Nationally, at least 13 Borders stores are listed for sale.
The listings detail part of the Borders story: The properties are all 20,000 square feet or more in size, except for one small store in Las Vegas, and many tout the duration of the leases.
Many have prices that signal a high degree of investor risk.
Two, each of which were developed by Kimco Realty Trust, are listed for prices that reflect a capitalization rate - or rate of return based on the net operating income - around 8 percent.
One of those is in Canton Township, next to Ikea. James, the listing agent, said that alone makes the property valuable beyond what happens with the Borders lease. Borders, Miller said, has been known for picking prime retail locations in the best properties.
“Borders has exceptional real estate,” he said. “They’ve been disciplined about taking the best locations in the marketplace.”
That bodes well for landlords, and ultimately communities. It’s also part of the long history of the local company that became a national name.
“Borders was thought of as a great company not just by the general public, but by development companies,” Miller said. “It was a coup to have a Borders come into your property.”
IMPACT WILL BE FELT
As experts consider the future of Borders, many cite the example of Circuit City, which filed for liquidation in 2008 instead of trying to reorganize under bankruptcy laws. About 30,000 people lost their jobs as 567 stores closed.
In the Borders case, many - including James - expect reorganization, preserving the brand and thousands of the 19,000 jobs in the company.
“I think they’ll survive in a restructured format,” James said. “There are a lot of positive things (about Borders).”
He cited the social aspects of going to a bookstore. “It’s an experience you can’t replicate online. They provide an important aspect of community.”
That’s felt acutely in Ann Arbor, the home of the chain, which maintains its flagship store on East Liberty Steet downtown.
John Fingerle, owner of Fingerle Lumber in Ann Arbor, is managing partner for the owners of the property the downtown store occupies. He joins the many people in this community who wonder what could happen to the store if it’s on a list of Borders store closings.
“They still seem to get pretty good customer traffic,” he said.
Mayor John Hieftje agrees. He spoke about the circumstances at this month's Downtown Development Authority meeting, when he mentioned that even in the uncertainty, Agree seems to be exploring which other retailers may be potential tenants if the Borders store closes.
"That would be a real loss to us,” he said, describing the store’s role as a downtown anchor. “ It’s the last thing we would want to see happen."
As he watches the Borders situation and waits for resolution, Miller said he’s questioned whether he should have devoted so much of his resources to building Borders stores and keeping them in his portfolio.
But he also said he’s not regretting it.

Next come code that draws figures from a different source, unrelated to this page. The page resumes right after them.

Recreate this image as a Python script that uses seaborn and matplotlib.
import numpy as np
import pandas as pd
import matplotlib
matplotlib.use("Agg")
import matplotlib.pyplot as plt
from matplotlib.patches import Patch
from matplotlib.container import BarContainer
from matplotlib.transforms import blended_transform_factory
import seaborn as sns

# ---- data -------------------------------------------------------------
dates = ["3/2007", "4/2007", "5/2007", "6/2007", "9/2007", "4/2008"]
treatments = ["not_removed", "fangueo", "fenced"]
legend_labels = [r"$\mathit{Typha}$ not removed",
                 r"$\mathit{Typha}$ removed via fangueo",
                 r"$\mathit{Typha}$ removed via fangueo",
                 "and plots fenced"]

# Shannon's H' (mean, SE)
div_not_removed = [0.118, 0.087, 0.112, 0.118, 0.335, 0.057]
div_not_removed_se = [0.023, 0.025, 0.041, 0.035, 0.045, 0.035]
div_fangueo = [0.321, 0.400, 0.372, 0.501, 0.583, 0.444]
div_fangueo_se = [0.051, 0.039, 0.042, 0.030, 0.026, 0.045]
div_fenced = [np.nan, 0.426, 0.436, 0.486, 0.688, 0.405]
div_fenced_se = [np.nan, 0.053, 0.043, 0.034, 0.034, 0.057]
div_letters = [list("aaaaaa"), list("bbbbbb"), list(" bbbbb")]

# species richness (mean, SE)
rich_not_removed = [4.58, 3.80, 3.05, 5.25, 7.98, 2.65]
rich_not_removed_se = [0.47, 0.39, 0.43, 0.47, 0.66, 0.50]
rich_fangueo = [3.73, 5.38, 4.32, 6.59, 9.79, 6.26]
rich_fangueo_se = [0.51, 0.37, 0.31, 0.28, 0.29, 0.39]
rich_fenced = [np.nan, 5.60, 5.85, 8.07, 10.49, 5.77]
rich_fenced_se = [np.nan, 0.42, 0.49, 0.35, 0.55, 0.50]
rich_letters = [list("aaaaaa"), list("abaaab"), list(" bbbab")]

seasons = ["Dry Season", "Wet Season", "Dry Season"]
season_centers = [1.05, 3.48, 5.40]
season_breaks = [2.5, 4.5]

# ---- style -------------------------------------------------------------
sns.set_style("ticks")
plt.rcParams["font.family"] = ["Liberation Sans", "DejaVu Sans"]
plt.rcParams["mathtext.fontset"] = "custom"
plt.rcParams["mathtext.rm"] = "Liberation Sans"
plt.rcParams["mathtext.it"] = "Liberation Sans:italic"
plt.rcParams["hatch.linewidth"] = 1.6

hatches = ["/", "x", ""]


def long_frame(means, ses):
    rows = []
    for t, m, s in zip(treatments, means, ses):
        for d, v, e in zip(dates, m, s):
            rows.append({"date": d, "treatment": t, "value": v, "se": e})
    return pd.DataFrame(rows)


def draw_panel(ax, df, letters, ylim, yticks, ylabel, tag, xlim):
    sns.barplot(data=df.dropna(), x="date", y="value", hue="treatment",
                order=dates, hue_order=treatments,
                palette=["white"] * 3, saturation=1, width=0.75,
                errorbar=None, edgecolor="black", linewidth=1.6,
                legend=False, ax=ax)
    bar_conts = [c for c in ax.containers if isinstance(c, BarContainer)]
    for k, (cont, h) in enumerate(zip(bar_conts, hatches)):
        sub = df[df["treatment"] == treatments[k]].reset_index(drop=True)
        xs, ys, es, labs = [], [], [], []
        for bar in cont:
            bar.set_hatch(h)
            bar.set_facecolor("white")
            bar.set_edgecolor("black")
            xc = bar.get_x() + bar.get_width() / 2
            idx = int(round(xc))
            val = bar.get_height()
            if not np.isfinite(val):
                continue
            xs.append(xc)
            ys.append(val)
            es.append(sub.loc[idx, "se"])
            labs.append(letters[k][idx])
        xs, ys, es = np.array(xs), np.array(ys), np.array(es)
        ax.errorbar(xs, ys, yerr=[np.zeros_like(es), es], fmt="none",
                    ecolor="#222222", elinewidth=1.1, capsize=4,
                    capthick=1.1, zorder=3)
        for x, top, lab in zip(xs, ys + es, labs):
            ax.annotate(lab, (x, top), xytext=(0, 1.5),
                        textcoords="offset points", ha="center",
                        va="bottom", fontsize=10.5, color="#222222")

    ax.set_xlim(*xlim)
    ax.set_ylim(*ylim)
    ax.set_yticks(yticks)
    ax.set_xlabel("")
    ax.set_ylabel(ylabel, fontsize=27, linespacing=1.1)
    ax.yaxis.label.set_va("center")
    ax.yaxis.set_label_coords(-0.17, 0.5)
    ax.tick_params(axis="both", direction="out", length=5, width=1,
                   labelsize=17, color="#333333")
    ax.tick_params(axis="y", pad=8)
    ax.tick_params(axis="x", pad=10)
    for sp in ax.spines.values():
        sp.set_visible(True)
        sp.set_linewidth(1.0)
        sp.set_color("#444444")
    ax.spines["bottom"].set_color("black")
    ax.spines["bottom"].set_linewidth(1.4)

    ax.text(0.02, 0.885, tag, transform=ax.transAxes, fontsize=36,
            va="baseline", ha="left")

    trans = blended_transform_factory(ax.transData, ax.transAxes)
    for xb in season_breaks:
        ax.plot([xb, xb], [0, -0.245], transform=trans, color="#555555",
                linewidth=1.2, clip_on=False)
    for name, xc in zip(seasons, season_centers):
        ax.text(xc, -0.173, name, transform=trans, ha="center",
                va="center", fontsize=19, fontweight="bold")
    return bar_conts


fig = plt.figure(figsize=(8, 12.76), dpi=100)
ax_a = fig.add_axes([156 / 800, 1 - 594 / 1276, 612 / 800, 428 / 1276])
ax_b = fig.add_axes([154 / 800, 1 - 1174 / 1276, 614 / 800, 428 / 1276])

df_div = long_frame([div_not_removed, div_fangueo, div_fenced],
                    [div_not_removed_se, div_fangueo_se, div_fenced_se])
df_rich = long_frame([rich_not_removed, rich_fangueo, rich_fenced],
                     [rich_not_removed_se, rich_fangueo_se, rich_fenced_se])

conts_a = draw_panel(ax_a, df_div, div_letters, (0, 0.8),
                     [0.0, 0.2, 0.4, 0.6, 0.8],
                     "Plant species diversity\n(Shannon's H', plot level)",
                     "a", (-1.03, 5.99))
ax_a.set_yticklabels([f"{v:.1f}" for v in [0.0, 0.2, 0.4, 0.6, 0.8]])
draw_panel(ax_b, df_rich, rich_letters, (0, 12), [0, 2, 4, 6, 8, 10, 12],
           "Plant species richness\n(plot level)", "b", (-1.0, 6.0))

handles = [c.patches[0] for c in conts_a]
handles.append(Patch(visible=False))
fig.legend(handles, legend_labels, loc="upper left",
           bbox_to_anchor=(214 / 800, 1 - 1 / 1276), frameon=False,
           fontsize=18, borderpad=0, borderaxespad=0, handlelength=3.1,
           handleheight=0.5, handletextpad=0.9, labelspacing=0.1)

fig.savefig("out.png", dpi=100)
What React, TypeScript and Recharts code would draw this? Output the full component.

He’s respected Borders over the years for how it established its business and how it operated. The downturn is painful to watch, but he knows the company is doing the best thing it can for its business. He’s doing the same as a Borders landlord.
“I was proud of the fact that I was able to build bookstores,” Miller said. “I think bookstores are good things for communities.”
“Borders really did things right for a number of years,” he continued, recalling the time he met founders Tom and Louis Borders. “It’s a sad day to see a fine organization struggling to survive.”
AnnArbor.com reporter Ryan Stanton contributed to this report.